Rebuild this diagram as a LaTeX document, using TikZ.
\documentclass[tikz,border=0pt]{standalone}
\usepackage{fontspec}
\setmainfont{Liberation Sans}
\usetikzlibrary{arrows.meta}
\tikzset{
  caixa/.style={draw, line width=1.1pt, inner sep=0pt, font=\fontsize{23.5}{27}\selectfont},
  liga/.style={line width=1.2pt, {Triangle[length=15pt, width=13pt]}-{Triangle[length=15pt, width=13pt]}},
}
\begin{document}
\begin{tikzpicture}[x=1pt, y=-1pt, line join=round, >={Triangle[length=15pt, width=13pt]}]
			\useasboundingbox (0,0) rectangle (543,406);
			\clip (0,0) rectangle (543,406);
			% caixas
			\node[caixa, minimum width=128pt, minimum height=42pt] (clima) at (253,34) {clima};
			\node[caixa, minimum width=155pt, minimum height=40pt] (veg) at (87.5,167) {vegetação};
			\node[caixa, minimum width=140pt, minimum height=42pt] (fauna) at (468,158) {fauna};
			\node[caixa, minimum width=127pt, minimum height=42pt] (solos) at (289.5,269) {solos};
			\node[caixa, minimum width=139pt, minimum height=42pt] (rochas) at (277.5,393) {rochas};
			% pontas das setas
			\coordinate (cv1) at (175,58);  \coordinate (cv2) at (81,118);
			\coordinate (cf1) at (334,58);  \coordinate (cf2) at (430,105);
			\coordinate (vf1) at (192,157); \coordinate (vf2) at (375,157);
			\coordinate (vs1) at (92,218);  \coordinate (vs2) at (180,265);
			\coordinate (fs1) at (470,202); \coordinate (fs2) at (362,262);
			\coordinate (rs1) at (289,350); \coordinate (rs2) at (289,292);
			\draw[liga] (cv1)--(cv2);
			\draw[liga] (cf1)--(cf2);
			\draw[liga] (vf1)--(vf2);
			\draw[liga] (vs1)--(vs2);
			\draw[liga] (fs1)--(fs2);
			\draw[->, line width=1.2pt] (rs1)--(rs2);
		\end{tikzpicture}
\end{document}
—————
> GOAL
Write the whole listing out again. Keep every line exactly as it is.

> EXERCISE OUTPUT
Rebuild this diagram as a LaTeX document, using TikZ.
\documentclass[tikz,border=0pt]{standalone}
\usepackage{fontspec}
\setmainfont{Liberation Sans}
\usetikzlibrary{arrows.meta}
\tikzset{
  caixa/.style={draw, line width=1.1pt, inner sep=0pt, font=\fontsize{23.5}{27}\selectfont},
  liga/.style={line width=1.2pt, {Triangle[length=15pt, width=13pt]}-{Triangle[length=15pt, width=13pt]}},
}
\begin{document}
\begin{tikzpicture}[x=1pt, y=-1pt, line join=round, >={Triangle[length=15pt, width=13pt]}]
			\useasboundingbox (0,0) rectangle (543,406);
			\clip (0,0) rectangle (543,406);
			% caixas
			\node[caixa, minimum width=128pt, minimum height=42pt] (clima) at (253,34) {clima};
			\node[caixa, minimum width=155pt, minimum height=40pt] (veg) at (87.5,167) {vegetação};
			\node[caixa, minimum width=140pt, minimum height=42pt] (fauna) at (468,158) {fauna};
			\node[caixa, minimum width=127pt, minimum height=42pt] (solos) at (289.5,269) {solos};
			\node[caixa, minimum width=139pt, minimum height=42pt] (rochas) at (277.5,393) {rochas};
			% pontas das setas
			\coordinate (cv1) at (175,58);  \coordinate (cv2) at (81,118);
			\coordinate (cf1) at (334,58);  \coordinate (cf2) at (430,105);
			\coordinate (vf1) at (192,157); \coordinate (vf2) at (375,157);
			\coordinate (vs1) at (92,218);  \coordinate (vs2) at (180,265);
			\coordinate (fs1) at (470,202); \coordinate (fs2) at (362,262);
			\coordinate (rs1) at (289,350); \coordinate (rs2) at (289,292);
			\draw[liga] (cv1)--(cv2);
			\draw[liga] (cf1)--(cf2);
			\draw[liga] (vf1)--(vf2);
			\draw[liga] (vs1)--(vs2);
			\draw[liga] (fs1)--(fs2);
			\draw[->, line width=1.2pt] (rs1)--(rs2);
		\end{tikzpicture}
\end{document}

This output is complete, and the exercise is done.